Constance, however, was alarmed. When Marianne took to such ridiculously childish stratagems in order to gain a stronghold in her pursuit of a suitor, she was also equally as likely to consent to a scandalous elopement.
C
eleste then brightened and added. “But you cannot have heard the latest. Katherine and I have come to believe that Mr. Albion is acquainted with Lord Ramsdell in some manner. Of course we told Alby, Mr. Albion, of his arrival and of the accident but from the first, whenever Ramsdell’s name was mentioned, Alby became quite agitated. I once pressed him about Ramsdell, but he vowed the name meant nothing to him.”

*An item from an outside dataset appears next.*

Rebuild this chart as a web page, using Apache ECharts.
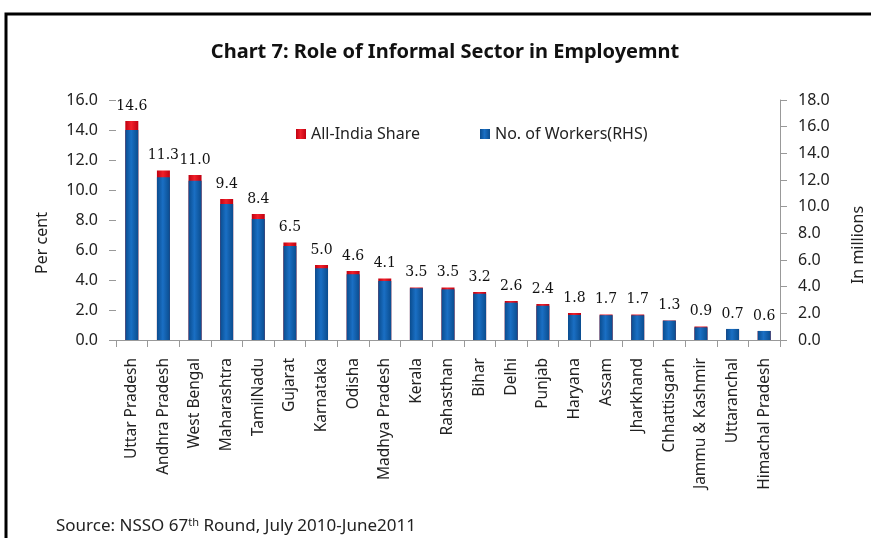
<!DOCTYPE html>
<html>
<head>
<meta charset="utf-8">
<script src="https://cdn.jsdelivr.net/npm/echarts@6/dist/echarts.min.js"></script>
<style>
html,body{margin:0;padding:0;background:#fff;}
#chart{width:871px;height:538px;}
</style>
</head>
<body>
<div id="chart"></div>
<script>
const categories = ["Uttar Pradesh","Andhra Pradesh","West Bengal","Maharashtra","TamilNadu","Gujarat","Karnataka","Odisha","Madhya Pradesh","Kerala","Rahasthan","Bihar","Delhi","Punjab","Haryana","Assam","Jharkhand","Chhattisgarh","Jammu & Kashmir","Uttaranchal","Himachal Pradesh"];
const shareValues = [14.6,11.3,11.0,9.4,8.4,6.5,5.0,4.6,4.1,3.5,3.5,3.2,2.6,2.4,1.8,1.7,1.7,1.3,0.9,0.7,0.6];
const workerValues = [15.75,12.2,11.95,10.2,9.08,7.05,5.38,4.93,4.43,3.88,3.8,3.47,2.8,2.57,1.88,1.86,1.85,1.45,0.95,0.83,0.68];
const leftTicks = {min:0,max:16,interval:2};
const rightTicks = {min:0,max:18,interval:2};

const chart = echarts.init(document.getElementById('chart'));
const G = echarts.graphic;
const blueFill = new G.LinearGradient(0,0,1,0,[{offset:0,color:'#0a4c8e'},{offset:0.45,color:'#1a6fc4'},{offset:1,color:'#0a4c8e'}]);
const redFill = new G.LinearGradient(0,0,1,0,[{offset:0,color:'#c00010'},{offset:0.45,color:'#f0202a'},{offset:1,color:'#c00010'}]);
const sans = 'Noto Sans';
chart.setOption({
  animation:false,
  backgroundColor:'#fff',
  title:{text:'Chart 7: Role of Informal Sector in Employemnt',left:440,textAlign:'center',top:37,
    textStyle:{fontFamily:sans,fontSize:20,fontWeight:'bold',color:'#111'}},
  legend:{top:121,left:291,itemWidth:10,itemHeight:10,itemGap:60,icon:'rect',
    textStyle:{fontFamily:sans,fontSize:16,color:'#222'},
    data:['All-India Share','No. of Workers(RHS)']},
  grid:{left:116,right:91,top:100,bottom:198},
  xAxis:{type:'category',data:categories,
    axisLine:{lineStyle:{color:'#999',width:1}},
    axisTick:{show:true,length:7,lineStyle:{color:'#999'}},
    axisLabel:{rotate:90,margin:18,fontFamily:sans,fontSize:15.5,color:'#222',interval:0}},
  yAxis:[
    {type:'value',min:leftTicks.min,max:leftTicks.max,interval:leftTicks.interval,
     axisLine:{show:false},axisTick:{show:true,length:7,inside:false,lineStyle:{color:'#999'}},
     splitLine:{show:false},
     axisLabel:{margin:18,fontFamily:sans,fontSize:16,color:'#222',formatter:v=>v.toFixed(1)}},
    {type:'value',min:rightTicks.min,max:rightTicks.max,interval:rightTicks.interval,position:'right',
     axisLine:{show:true,lineStyle:{color:'#999'}},axisTick:{show:true,length:7,lineStyle:{color:'#999'}},
     splitLine:{show:false},
     axisLabel:{margin:18,fontFamily:sans,fontSize:16,color:'#222',formatter:v=>v.toFixed(1)}}
  ],
  series:[
    {name:'All-India Share',type:'bar',yAxisIndex:0,data:shareValues,barWidth:13,barGap:'-100%',
     itemStyle:{color:redFill},
     label:{show:true,position:'top',distance:8,fontFamily:'DejaVu Serif',fontSize:14,color:'#111',formatter:p=>p.value.toFixed(1)}},
    {name:'No. of Workers(RHS)',type:'bar',yAxisIndex:1,data:workerValues,barWidth:13,barGap:'-100%',
     itemStyle:{color:blueFill}}
  ],
  graphic:[
    {type:'rect',shape:{x:6,y:14,width:1000,height:1000},style:{fill:'none',stroke:'#000',lineWidth:3},silent:true},
    {type:'text',x:42,y:243,rotation:Math.PI/2,style:{text:'Per cent',fontFamily:sans,fontSize:16,fill:'#222',align:'center',verticalAlign:'middle'}},
    {type:'text',x:858,y:245,rotation:Math.PI/2,style:{text:'In millions',fontFamily:sans,fontSize:16,fill:'#222',align:'center',verticalAlign:'middle'}},
    {type:'text',left:56,top:517,style:{rich:{n:{fontFamily:sans,fontSize:17,fill:'#222'},s:{fontFamily:sans,fontSize:11,fill:'#222',verticalAlign:'top',padding:[0,0,8,0]}},
      text:'{n|Source: NSSO 67}{s|th}{n| Round, July 2010-June2011}'}}
  ]
});
</script>
</body>
</html>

She sighed before continuing, “He possesses the sweetest, most tenderest of hearts. He always inquires after Ramsdell, you know, wanting to be informed almost hourly of the precise state of his health. He had tears in his eyes when Marianne told him this morning that Lord Ramsdell would live. But then, we had all become such watering pots that it was no wonder Alby was so moved.” Her face then grew mulish again. “It was shortly after that, when Alby had singled me out to read the next few stanzas of Byron’s ‘Corsair,’ that Marianne lured me into the nursery as though she had some great secret to tell, then locked me in!”
“How did you get out?”
“I called to Finch from the nursery window, of course. He sent one of the maids with the key.”
“Ah,” Constance murmured.
By the end of Celeste’s recital, Constance felt a little more at ease. Her middle sister seemed more interested in competing with Marianne than with actually engaging Mr. Albion in a serious flirtation. For this she was grateful. Of all her sisters, only Celeste was close to marrying.
For the past two years, she had been courted by a well-to-do baronet by the name of Sir Henry Crowthorne. Sir Henry, bless him, had formed a deep attachment to Celeste and had made his intentions clear by attending to her quite fastidiously at every social event the Pamberley sisters attended.